I was looking at the construction proof showing the equivalence of NFA and DFA from Sipser's text. It started by taking number of states of DFA as $\mathcal{P}(Q)$, where $\mathcal{P}(Q)$ is the set of subsets of $Q$.

My doubt is when we construct DFA from NFA, all the subsets may not occur in that DFA. So how could we write that the number of states of DFA constructed is $\mathcal{P}(Q)$.

Answer 1

It is true that this construction may result in a DFA with unreachable states. The general construction begins simply by including all possible states, then adding the appropriate transitions, so typically the resulting DFA won't be the smallest DFA that accepts the same language (in terms of the number of states).

An alternative approach is to only add states as you generate the transitions (rather than adding all states at the start). This will give you only reachable states, but even then, this DFA may not be the smallest possible.

Nonetheless both approaches result in a DFA that accepts the same language as the initial NFA.

Thus given an NFA with $q = |Q|$ states, we can always generate a DFA with $2^{q} = |\mathcal{P}(Q)|$ states that accepts the same language as the NFA.

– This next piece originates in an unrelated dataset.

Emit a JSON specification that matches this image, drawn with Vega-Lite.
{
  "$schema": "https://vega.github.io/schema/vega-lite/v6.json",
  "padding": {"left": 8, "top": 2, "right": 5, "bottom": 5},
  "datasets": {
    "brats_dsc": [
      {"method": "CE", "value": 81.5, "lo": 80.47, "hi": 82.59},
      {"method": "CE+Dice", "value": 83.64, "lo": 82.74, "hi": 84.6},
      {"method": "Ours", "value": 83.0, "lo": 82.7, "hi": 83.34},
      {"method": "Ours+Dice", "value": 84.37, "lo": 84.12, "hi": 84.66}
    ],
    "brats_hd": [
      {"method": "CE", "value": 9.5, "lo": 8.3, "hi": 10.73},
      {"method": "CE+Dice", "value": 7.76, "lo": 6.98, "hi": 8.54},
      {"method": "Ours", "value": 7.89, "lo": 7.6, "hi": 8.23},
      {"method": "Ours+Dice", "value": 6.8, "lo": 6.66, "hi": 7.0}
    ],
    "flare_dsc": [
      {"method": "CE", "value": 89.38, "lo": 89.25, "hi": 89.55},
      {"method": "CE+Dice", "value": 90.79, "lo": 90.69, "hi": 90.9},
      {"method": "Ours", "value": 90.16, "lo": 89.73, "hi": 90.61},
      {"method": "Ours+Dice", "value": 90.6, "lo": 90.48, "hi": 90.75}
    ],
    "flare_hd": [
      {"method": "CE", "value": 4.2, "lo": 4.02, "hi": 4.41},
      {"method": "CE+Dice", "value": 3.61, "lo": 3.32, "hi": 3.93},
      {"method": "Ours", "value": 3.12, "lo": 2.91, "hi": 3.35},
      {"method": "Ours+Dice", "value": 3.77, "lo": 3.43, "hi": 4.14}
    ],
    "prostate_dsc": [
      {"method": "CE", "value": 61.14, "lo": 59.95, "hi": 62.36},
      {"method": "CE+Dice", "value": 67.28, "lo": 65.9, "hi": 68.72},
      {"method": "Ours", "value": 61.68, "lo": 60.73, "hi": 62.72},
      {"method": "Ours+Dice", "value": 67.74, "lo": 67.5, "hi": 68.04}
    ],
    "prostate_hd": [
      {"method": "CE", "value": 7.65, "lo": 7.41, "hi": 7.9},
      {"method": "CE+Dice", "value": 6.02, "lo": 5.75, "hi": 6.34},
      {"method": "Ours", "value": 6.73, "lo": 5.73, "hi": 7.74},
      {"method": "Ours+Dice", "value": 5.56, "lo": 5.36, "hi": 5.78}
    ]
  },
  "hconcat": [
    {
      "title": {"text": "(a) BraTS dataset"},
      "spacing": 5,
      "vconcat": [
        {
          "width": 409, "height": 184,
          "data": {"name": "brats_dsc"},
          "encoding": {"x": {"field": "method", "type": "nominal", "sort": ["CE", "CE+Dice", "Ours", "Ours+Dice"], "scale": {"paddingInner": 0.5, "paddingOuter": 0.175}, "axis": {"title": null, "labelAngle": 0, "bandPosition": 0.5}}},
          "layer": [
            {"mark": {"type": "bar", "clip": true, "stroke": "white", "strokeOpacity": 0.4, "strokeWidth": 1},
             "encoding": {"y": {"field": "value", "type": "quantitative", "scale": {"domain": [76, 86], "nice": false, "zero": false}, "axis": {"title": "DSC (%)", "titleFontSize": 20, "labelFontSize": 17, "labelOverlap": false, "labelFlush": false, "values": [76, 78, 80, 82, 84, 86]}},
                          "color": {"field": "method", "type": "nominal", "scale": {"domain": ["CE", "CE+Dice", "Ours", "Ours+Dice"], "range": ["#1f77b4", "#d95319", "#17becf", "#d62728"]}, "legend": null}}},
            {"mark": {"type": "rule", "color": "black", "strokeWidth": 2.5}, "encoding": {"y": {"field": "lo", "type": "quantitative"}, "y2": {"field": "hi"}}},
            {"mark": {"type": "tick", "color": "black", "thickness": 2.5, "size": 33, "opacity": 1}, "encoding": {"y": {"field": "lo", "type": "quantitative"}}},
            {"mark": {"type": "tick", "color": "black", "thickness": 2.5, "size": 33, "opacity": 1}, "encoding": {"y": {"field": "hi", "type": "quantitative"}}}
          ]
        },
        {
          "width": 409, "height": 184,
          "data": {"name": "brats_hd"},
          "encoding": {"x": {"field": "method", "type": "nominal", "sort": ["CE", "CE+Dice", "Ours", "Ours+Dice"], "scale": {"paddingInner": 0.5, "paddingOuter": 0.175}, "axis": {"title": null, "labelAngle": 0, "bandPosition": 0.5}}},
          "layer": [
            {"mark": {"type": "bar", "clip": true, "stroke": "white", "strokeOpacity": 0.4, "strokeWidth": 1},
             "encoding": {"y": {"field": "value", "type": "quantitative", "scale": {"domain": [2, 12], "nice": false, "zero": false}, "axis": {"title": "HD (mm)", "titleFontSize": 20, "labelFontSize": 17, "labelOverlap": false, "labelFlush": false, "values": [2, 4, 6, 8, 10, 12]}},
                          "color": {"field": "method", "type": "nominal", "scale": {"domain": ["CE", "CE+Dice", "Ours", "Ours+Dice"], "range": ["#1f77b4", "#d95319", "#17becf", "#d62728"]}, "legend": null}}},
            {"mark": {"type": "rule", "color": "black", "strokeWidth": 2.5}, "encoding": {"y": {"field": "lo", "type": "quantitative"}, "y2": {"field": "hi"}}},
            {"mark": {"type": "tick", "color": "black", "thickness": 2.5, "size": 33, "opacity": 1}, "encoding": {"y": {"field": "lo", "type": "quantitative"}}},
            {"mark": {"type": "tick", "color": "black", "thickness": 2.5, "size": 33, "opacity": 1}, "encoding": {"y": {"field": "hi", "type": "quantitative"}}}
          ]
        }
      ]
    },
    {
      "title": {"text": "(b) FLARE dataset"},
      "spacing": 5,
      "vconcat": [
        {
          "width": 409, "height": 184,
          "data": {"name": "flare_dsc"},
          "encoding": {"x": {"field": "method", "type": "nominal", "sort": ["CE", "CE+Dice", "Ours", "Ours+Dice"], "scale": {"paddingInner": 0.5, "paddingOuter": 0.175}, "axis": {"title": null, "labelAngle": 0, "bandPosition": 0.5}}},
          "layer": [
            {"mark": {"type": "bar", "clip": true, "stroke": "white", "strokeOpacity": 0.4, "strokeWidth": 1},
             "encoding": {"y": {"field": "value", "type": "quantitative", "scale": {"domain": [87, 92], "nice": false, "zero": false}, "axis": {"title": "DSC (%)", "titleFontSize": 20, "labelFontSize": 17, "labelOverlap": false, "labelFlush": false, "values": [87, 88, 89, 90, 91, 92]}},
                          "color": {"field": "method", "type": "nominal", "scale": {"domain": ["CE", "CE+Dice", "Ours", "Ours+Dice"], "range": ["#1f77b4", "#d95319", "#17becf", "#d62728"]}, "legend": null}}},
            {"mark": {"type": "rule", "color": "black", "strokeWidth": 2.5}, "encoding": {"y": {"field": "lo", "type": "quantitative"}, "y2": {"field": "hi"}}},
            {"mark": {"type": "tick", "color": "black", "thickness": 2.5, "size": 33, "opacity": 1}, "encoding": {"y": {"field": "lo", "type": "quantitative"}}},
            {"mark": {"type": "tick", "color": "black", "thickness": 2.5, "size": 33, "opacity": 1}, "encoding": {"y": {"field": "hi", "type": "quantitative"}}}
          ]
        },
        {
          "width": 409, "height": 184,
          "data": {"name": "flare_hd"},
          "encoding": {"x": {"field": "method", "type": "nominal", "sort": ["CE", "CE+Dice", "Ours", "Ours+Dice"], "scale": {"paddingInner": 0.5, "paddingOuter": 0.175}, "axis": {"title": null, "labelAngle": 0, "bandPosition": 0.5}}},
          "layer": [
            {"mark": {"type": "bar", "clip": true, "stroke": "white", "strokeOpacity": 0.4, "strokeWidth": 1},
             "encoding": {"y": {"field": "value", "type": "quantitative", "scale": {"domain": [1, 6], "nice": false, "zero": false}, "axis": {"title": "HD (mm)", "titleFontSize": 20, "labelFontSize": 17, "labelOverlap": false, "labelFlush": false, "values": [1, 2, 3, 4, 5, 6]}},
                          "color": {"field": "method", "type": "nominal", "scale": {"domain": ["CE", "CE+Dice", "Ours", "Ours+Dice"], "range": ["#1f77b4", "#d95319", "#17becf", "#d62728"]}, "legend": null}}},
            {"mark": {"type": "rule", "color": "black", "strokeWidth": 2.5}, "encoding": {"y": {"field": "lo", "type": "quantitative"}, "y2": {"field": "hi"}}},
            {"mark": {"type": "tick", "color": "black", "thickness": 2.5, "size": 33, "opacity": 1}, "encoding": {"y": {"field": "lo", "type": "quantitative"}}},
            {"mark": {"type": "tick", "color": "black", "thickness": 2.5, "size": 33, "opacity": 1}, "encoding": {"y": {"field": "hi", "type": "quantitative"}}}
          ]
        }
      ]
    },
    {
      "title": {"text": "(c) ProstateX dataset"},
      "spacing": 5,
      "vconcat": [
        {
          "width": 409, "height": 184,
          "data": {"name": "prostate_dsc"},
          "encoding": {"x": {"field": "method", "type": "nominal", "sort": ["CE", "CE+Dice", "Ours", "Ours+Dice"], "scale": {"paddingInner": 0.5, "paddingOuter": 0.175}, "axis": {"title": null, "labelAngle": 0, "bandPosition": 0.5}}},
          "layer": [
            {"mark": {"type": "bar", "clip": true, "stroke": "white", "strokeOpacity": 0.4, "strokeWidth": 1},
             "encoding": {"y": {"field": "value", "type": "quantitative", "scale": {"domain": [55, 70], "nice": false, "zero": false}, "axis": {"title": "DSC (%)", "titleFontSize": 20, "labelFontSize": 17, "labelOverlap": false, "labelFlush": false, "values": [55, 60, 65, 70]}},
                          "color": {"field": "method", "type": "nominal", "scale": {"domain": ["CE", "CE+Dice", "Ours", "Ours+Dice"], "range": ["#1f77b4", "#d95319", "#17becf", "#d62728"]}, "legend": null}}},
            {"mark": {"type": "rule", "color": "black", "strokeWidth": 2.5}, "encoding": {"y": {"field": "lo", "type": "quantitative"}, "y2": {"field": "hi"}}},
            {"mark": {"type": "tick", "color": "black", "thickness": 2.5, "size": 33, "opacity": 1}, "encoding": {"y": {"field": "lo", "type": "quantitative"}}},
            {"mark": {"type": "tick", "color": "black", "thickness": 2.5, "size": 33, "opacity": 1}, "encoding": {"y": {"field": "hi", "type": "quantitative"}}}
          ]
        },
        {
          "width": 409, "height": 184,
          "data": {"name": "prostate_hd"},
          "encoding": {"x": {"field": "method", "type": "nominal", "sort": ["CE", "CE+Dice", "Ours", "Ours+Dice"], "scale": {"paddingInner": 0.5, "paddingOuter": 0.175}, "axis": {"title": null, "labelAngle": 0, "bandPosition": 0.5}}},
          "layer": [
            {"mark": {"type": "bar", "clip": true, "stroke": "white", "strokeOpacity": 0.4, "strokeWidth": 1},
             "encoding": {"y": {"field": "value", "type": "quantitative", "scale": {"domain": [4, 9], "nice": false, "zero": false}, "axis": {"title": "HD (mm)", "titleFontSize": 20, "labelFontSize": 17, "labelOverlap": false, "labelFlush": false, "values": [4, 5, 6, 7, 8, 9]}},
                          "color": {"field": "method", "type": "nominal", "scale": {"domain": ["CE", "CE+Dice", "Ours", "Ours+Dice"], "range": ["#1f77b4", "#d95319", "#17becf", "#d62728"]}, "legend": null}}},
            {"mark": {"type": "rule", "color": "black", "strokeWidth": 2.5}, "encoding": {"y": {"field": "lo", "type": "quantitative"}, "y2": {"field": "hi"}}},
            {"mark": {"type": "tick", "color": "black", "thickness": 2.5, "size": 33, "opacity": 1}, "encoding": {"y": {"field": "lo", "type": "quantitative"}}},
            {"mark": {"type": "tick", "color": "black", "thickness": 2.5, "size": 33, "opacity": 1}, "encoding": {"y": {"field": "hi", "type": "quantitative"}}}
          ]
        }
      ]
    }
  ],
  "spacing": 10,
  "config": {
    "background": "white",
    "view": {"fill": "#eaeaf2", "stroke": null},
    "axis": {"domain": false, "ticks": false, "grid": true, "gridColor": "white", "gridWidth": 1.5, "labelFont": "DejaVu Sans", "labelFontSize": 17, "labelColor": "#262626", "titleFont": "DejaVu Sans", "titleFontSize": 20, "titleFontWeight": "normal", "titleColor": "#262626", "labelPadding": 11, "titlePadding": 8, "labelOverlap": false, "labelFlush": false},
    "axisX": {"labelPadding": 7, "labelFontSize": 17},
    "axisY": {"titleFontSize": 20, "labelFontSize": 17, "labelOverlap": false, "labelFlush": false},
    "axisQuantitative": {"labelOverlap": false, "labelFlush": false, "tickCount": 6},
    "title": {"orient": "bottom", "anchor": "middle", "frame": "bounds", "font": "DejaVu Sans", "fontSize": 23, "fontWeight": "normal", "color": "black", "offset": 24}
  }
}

Generating the minimal DFA is a slightly different question (but we know that it will have no more than $|\mathcal{P}(Q)|$ states).

Answer 2

If you indeed follow the construction in the way you describe, then there might be states which are unreachable from the starting state. That's allowed in a DFA, though you can go ahead and remove them without affecting the operation of the automaton.